An error occurred: Error invoking kernel: CUDA error (700) Saving state... FAILED :( Traceback (most recent call last): File "/QFsoft/applic/python/conda/envs/openmm-7.1/bin/ommprotocol", line 11, in load_entry_point('ommprotocol==0.1.10', 'console_scripts', 'ommprotocol')() File "/QFsoft/applic/python/conda/envs/openmm-7.1/lib/python3.6/site-packages/ommprotocol-0.1.10-py3.6.egg/ommprotocol/init.py", line 63, in run_protocol File "/QFsoft/applic/python/conda/envs/openmm-7.1/lib/python3.6/site-packages/ommprotocol-0.1.10-py3.6.egg/ommprotocol/md.py", line 85, in protocol File "/QFsoft/applic/python/conda/envs/openmm-7.1/lib/python3.6/site-packages/ommprotocol-0.1.10-py3.6.egg/ommprotocol/md.py", line 316, in run File "/QFsoft/applic/python/conda/envs/openmm-7.1/lib/python3.6/site-packages/ommprotocol-0.1.10-py3.6.egg/ommprotocol/md.py", line 345, in simulate File "/QFsoft/applic/python/conda/envs/openmm-7.1/lib/python3.6/site-packages/simtk/openmm/app/simulation.py", line 132, in step self._simulate(endStep=self.currentStep+steps) File "/QFsoft/applic/python/conda/envs/openmm-7.1/lib/python3.6/site-packages/simtk/openmm/app/simulation.py", line 194, in _simulate self.integrator.step(10) # Only take 10 steps at a time, to give Python more chances to respond to a control-c. File "/QFsoft/applic/python/conda/envs/openmm-7.1/lib/python3.6/site-packages/simtk/openmm/openmm.py", line 17086, in step return _openmm.LangevinIntegrator_step(self, steps) Exception: Error invoking kernel: CUDA error (700)

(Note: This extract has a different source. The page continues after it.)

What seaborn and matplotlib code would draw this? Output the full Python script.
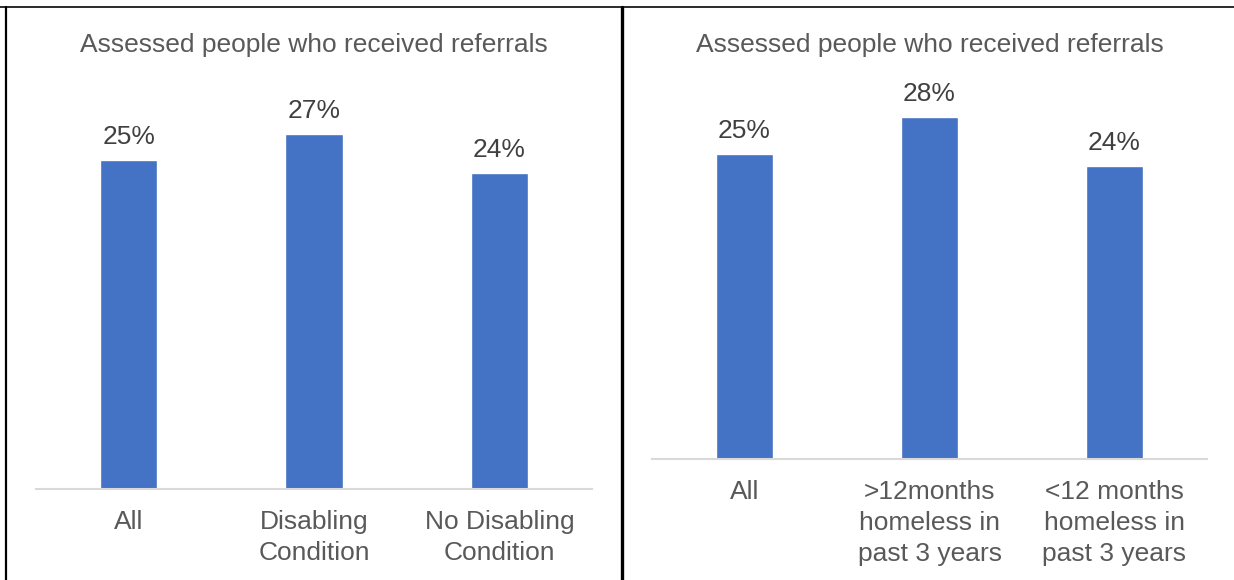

bbrouwr avatar Jun 13 '19 09:06 bbrouwr

This is more related to openmm than to ommprotocol itself. We have seen this error several times for several reasons, but it's normally due to driver/cuda runtime incompatibilities, faulty GPUs, etc.

See:

  • https://github.com/pandegroup/openmm/issues/1728
  • https://github.com/pandegroup/openmm/issues/820

I think I included a patch to enable disablePmeStream by default, but if not, you can manually specify it in this part of your input:

platform_properties:
    Precision: mixed
    DisablePmeStream: 'true'

(quotes are needed because OpenMM expects a str not a bool)

jaimergp avatar Jun 13 '19 15:06 jaimergp

Thank you!

To be sure, I will include the DisablePmeStream: 'true' and see if this helps.

bbrouwr avatar Jun 17 '19 10:06 bbrouwr

Hi,

Unfortunately, I am reproducing this old error while running MD simulations using OpenMM on Summit. Minimization finishes successfully but simulation does not start. I installed OpenMM using the instructions at https://github.com/inspiremd/conda-recipes-summit. My error message looks like this:

min step 0: 10.0
min end: 0.0
eq1 start: 1.0
Traceback (most recent call last):
  File "../sim.py", line 75, in <module>
    simulation.step(1500)
  File "/ccs/home/apbhati/miniconda/envs/openmm/lib/python3.7/site-packages/simtk/openmm/app/simulation.py", line 132, in step
    self._simulate(endStep=self.currentStep+steps)
  File "/ccs/home/apbhati/miniconda/envs/openmm/lib/python3.7/site-packages/simtk/openmm/app/simulation.py", line 197, in _simulate
    self.integrator.step(10) # Only take 10 steps at a time, to give Python more chances to respond to a control-c.
  File "/ccs/home/apbhati/miniconda/envs/openmm/lib/python3.7/site-packages/simtk/openmm/openmm.py", line 9475, in step
    return _openmm.LangevinIntegrator_step(self, steps)
Exception: Error invoking kernel: CUDA_ERROR_ILLEGAL_ADDRESS (700)
terminate called after throwing an instance of 'OpenMM::OpenMMException'
  what():  Error deleting array bondParams: CUDA_ERROR_ILLEGAL_ADDRESS (700)
Aborted (core dumped)

This is the first time I am getting such an error while trying to add harmonic restraints using CustomExternalForce. Interestingly, I do not get this error when I comment out all the lines related to harmonic restraints using the exact same input files. I am not sure what is causing it and how to get rid of it. I tried including DisablePmeStream: 'true' in my input script, but that does not help. Can anyone please help me with this?

I have attached my script. Thank you.

Best, Agastya openmm.zip

apbhati1 avatar May 02 '20 12:05 apbhati1